But then it came time to actually list something for sale. And what did I do?
I shied away from it. I let doubt creep in. I turned my back on the project, thinking it wasn’t good enough. I worked on other things.
Over a year later, deep into my 10-month travel adventure around the world writing The Eat Team, I was getting really itchy feet (and a shockingly tiny bank account). I have a massive drive (compulsion?) to create, and because you can’t take an entire print studio full of hundreds-year-old lead and machinery and boxes full of paper, I couldn’t work on Ye Olde Gangster.
So, even though I felt totally unprepared and scared and embarrassed, I just decided I’d put a few of the illustrations up for sale on Etsy. I was terrified, and I didn’t have a lot of hope, but I asked myself, “What’s the worst that could happen?” And the answer was.. nobody would buy my illustrations and I’d be in the exact same place I was now. Well, that’s not so scary I thought–either I’m in the same place I am now, or perhaps maybe just maybe someone will send me some money for something I enjoyed doing.
Nothing happened for a few months. So, my “worst case scenario” was true for a few months. But of course, I wasn’t really thinking about it much and hadn’t expected anything to happen anyways.
Then, out of the blue, on July 4th, 2012, a stranger from New Zealand sent me $2 for my drawing of a deer as I prepared an American Independence Day feast for my new Australian friends in Melbourne.

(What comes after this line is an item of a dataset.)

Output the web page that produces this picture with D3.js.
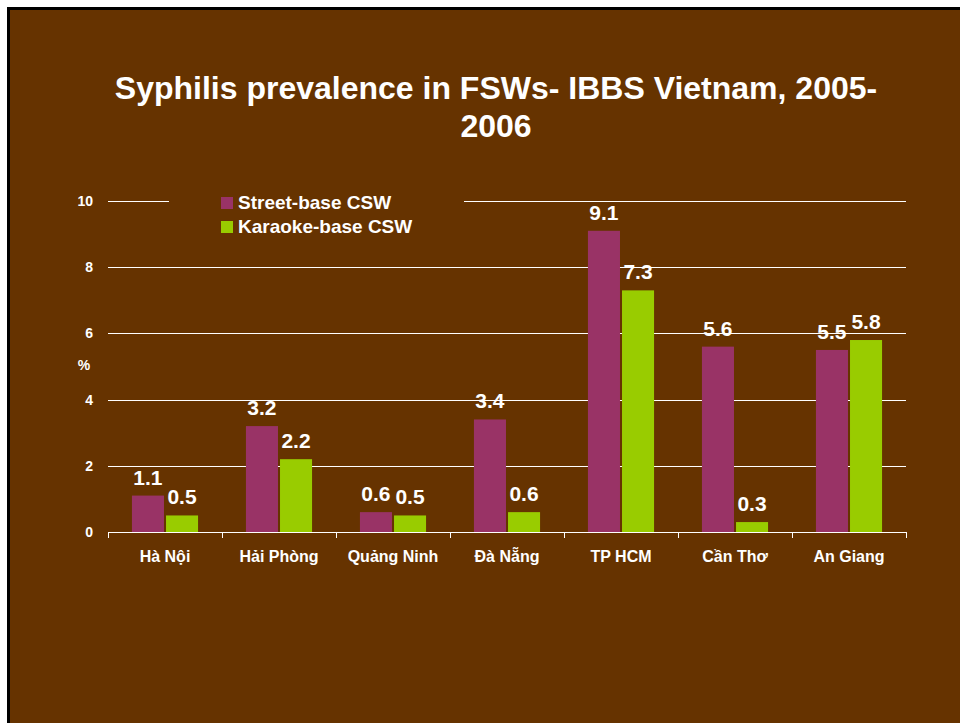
<!DOCTYPE html>
<html>
<head>
<meta charset="utf-8">
<script src="https://cdn.jsdelivr.net/npm/d3@7"></script>
<style>
  body { margin: 0; background: #fff; }
  svg { display: block; }
  svg text { font-family: "Liberation Sans", Arial, sans-serif; font-weight: bold; fill: #fff; }
</style>
</head>
<body>
<svg id="chart"></svg>
<script>
// chart data
const categories = ['Hà Nội', 'Hải Phòng', 'Quảng Ninh', 'Đà Nẵng', 'TP HCM', 'Cần Thơ', 'An Giang']
const streetValues = [1.1, 3.2, 0.6, 3.4, 9.1, 5.6, 5.5]
const karaokeValues = [0.5, 2.2, 0.5, 0.6, 7.3, 0.3, 5.8]
const seriesNames = ['Street-base CSW', 'Karaoke-base CSW']
const yTicks = [0, 2, 4, 6, 8, 10]

const width = 960
const height = 723
const colors = ['#993366', '#99cc00']

const data = categories.map((c, i) => ({ cat: c, values: [streetValues[i], karaokeValues[i]] }))

const svg = d3.select('#chart')
  .attr('width', width)
  .attr('height', height)

// slide background with black border
svg.append('rect')
  .attr('x', 8.5).attr('y', 8.5)
  .attr('width', width).attr('height', height)
  .attr('fill', '#663300')
  .attr('stroke', '#000')
  .attr('stroke-width', 3)

// title
const title = svg.append('text')
  .attr('text-anchor', 'middle')
  .style('font-size', '32px')
title.append('tspan').attr('x', 496).attr('y', 99).text('Syphilis prevalence in FSWs- IBBS Vietnam, 2005-')
title.append('tspan').attr('x', 496).attr('y', 137).text('2006')

// scales
const plotLeft = 108, plotRight = 906, plotTop = 201, plotBottom = 532
const x0 = d3.scaleBand()
  .domain(categories)
  .range([plotLeft, plotRight])
  .paddingInner(0.42)
  .paddingOuter(0.21)
const x1 = d3.scaleBand()
  .domain([0, 1])
  .range([0, x0.bandwidth()])
  .paddingInner(0.06)
const y = d3.scaleLinear()
  .domain([0, 10])
  .range([plotBottom, plotTop])
const xEdges = d3.scaleLinear()
  .domain([0, categories.length])
  .range([plotLeft, plotRight])

// gridlines
svg.append('g')
  .selectAll('line')
  .data(yTicks.filter(d => d > 0))
  .enter()
  .append('line')
  .attr('x1', plotLeft).attr('x2', plotRight)
  .attr('y1', d => Math.round(y(d)) + 0.5)
  .attr('y2', d => Math.round(y(d)) + 0.5)
  .attr('stroke', '#fff')

// y tick labels
svg.append('g')
  .selectAll('text')
  .data(yTicks)
  .enter()
  .append('text')
  .attr('x', 93)
  .attr('y', d => y(d) + 5)
  .attr('text-anchor', 'end')
  .style('font-size', '14px')
  .text(d => d)

svg.append('text')
  .attr('x', 84).attr('y', 370)
  .attr('text-anchor', 'middle')
  .style('font-size', '14px')
  .text('%')

// bars
const groups = svg.append('g')
  .selectAll('g')
  .data(data)
  .enter()
  .append('g')
  .attr('transform', d => `translate(${x0(d.cat)},0)`)

groups.selectAll('rect')
  .data(d => d.values)
  .enter()
  .append('rect')
  .attr('x', (d, i) => x1(i))
  .attr('y', d => y(d))
  .attr('width', x1.bandwidth())
  .attr('height', d => plotBottom - y(d))
  .attr('fill', (d, i) => colors[i])

// value labels
groups.selectAll('.bar-label')
  .data(d => d.values)
  .enter()
  .append('text')
  .attr('class', 'bar-label')
  .attr('x', (d, i) => x1(i) + x1.bandwidth() / 2)
  .attr('y', d => y(d) - 11)
  .attr('text-anchor', 'middle')
  .style('font-size', '21px')
  .text(d => d.toFixed(1))

// x axis with ticks at category edges
const xAxis = svg.append('g')
  .attr('transform', `translate(0,${plotBottom})`)
  .call(d3.axisBottom(xEdges).tickValues(d3.range(categories.length + 1)).tickFormat('').tickSize(6).tickSizeOuter(0))
xAxis.select('.domain').attr('stroke', '#fff')
xAxis.selectAll('.tick line').attr('stroke', '#fff')

svg.append('g')
  .selectAll('text')
  .data(categories)
  .enter()
  .append('text')
  .attr('x', d => x0(d) + x0.bandwidth() / 2)
  .attr('y', 562)
  .attr('text-anchor', 'middle')
  .style('font-size', '16px')
  .text(d => d)

// legend
const legend = svg.append('g')
legend.append('rect')
  .attr('x', 169).attr('y', 190)
  .attr('width', 295).attr('height', 50)
  .attr('fill', '#663300')
const items = legend.selectAll('g')
  .data(seriesNames)
  .enter()
  .append('g')
  .attr('transform', (d, i) => `translate(221,${197 + i * 24})`)
items.append('rect')
  .attr('width', 12).attr('height', 12)
  .attr('fill', (d, i) => colors[i])
items.append('text')
  .attr('x', 17).attr('y', 12)
  .style('font-size', '19px')
  .text(d => d)
</script>
</body>
</html>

“WHAT?!?!?!?” I shouted, I danced, I shoved the email in front of my friends faces. It wasn’t the money that lit my fire.. obviously $2 isn’t gonna stretch very far.. it was the cold, hard, undeniable real truth that I had a viable product. A worthy idea.
It made my heart soar.
So, why the tattoo?
I guess there’s several facets to that answer.
- Commitment to the long haul. It’s always been my dream to support myself with my creativity, and this was a moment I’ll never forget. I know there is no quick fix, no secret to making my dreams come true–it’s hard work and trust and taking risks and getting up every single day and starting all over again. It’s blood sweat and tears and I’m in it, forever. This is a commitment to myself to never give up on my creativity, to never stop growing and learning and making.
- That if I can pull this off, anyone can.
- Reminder that what I do is good enough. For a long time, I was embarrassed that my style of drawing was so childish and simplistic. At some point I decided to embrace that and run with it. It’s amazing how much love and support you get when you say “fuck it” and embrace the differences that make you you.
- Reminder to keep it simple. My whole idea with Art Outlines is to make extremely simple, elegant drawings. To eliminate what’s not necessary, and do only what’s necessary. Focus. Minimalism. Contrast.
- Reminder that imperfection is perfection. That you’ll never feel ready, you’ll never feel finished, but to say YES anyways. To figure things out as I go. Something I learned on my big adventure was that nothing is ever perfect.. but if you can embrace those imperfections, it makes it perfect. That was one of the overarching themes Hannah and I encountered every single day on our crazy trip. If we tried to make things perfect, we wouldn’t have done a single thing. If I had known that I was going to get this deer tattooed on my body forever when I drew it, I would have spent hours trying to perfect it. I love that it has tiny flaws and things I’d probably have changed if I had known.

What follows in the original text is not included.